Common Mistakes Service Businesses Make

A lot of Google Business Profile problems come from simple setup mistakes.

Here are some of the most common ones.

Showing a home address

This is a big one. If customers do not come to your location, your address should not be visible.

Listing too many service areas

Google allows up to 20 service areas, but that does not mean you should try to cover half the state. In fact, this is one of the most common profile issues we see, especially with businesses trying to rank everywhere instead of focusing on the towns they actually serve. If you want to see more examples, read our guide on the top Google Business Profile mistakes.

Choosing areas you rarely serve

If you only take jobs in a town once in a while, that should not necessarily be part of your profile setup. Focus on your real service footprint.

Treating setup like a one-time task

Your profile is not something you build once and forget. It needs attention over time.

That is especially true in Massachusetts, where business patterns shift with the seasons. A roofer may get a rush after winter storms. An HVAC company may be swamped during summer heat waves. A landscaper may need to update hours and services as spring kicks off.

What Else Matters Beyond Service Areas?

Your service area is only one part of your Google Business Profile.

If you want better visibility and more calls, the rest of the profile needs to support it.

That includes your:

  • primary business category
  • business description
  • service list
  • phone number
  • website link
  • photos
  • reviews
  • business hours

All of these pieces work together. A properly set service area helps, but it is not enough by itself.

That is why this topic belongs inside a bigger Google Business Profile management strategy. If your profile is missing reviews, has old photos, unclear services, or inconsistent business info, it will not perform as well as it could.

Why This Matters in Massachusetts

Massachusetts is a competitive market for local service businesses.

Whether you are serving homeowners near Boston, Worcester, Springfield, the North Shore, the South Shore, or smaller suburban towns, people usually have options. They are comparing businesses quickly, and first impressions matter.

When someone finds your profile, they want to know three things fast:

  • Do you serve my area?
  • Do you look legitimate?
  • Can I trust you enough to call?

A well-set-up Google Business Profile helps answer those questions right away.

That is especially important during busy seasonal periods. In winter, homeowners may need emergency heating, plumbing, or roofing help. In spring and summer, demand rises for landscaping, painting, exterior cleaning, and remodeling work.

When demand is high, a clear and accurate profile can help turn searches into calls.

How This Fits Into a Bigger Local SEO Strategy

Your Google Business Profile should not stand on its own.

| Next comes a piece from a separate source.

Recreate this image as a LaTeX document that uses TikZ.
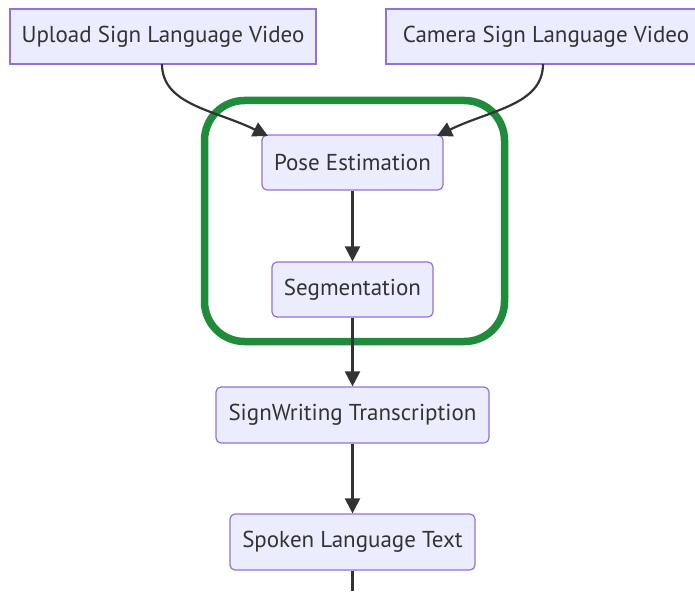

It should match the rest of your online presence, especially your website. If your profile says you serve certain towns, your website should support that with clear service pages, location-focused content, and strong trust signals.

That is how local SEO gets stronger over time.

A clean service area setup supports the bigger picture, but it works best when it is backed by:

This is where many service businesses fall behind. They get the profile live, but they never really manage it. Then they wonder why calls are inconsistent or why competitors keep showing up ahead of them.

Final Thoughts

If you are a service area business, you do not need a storefront to have a strong presence on Google.

But you do need to set up your Google Business Profile the right way.

That means hiding your address if customers do not visit you, choosing realistic service areas, and building out the rest of your profile so it looks trustworthy and complete. It also means keeping the profile updated as your business changes throughout the year.

A lot of local business owners miss these details. And those small mistakes can cost real leads.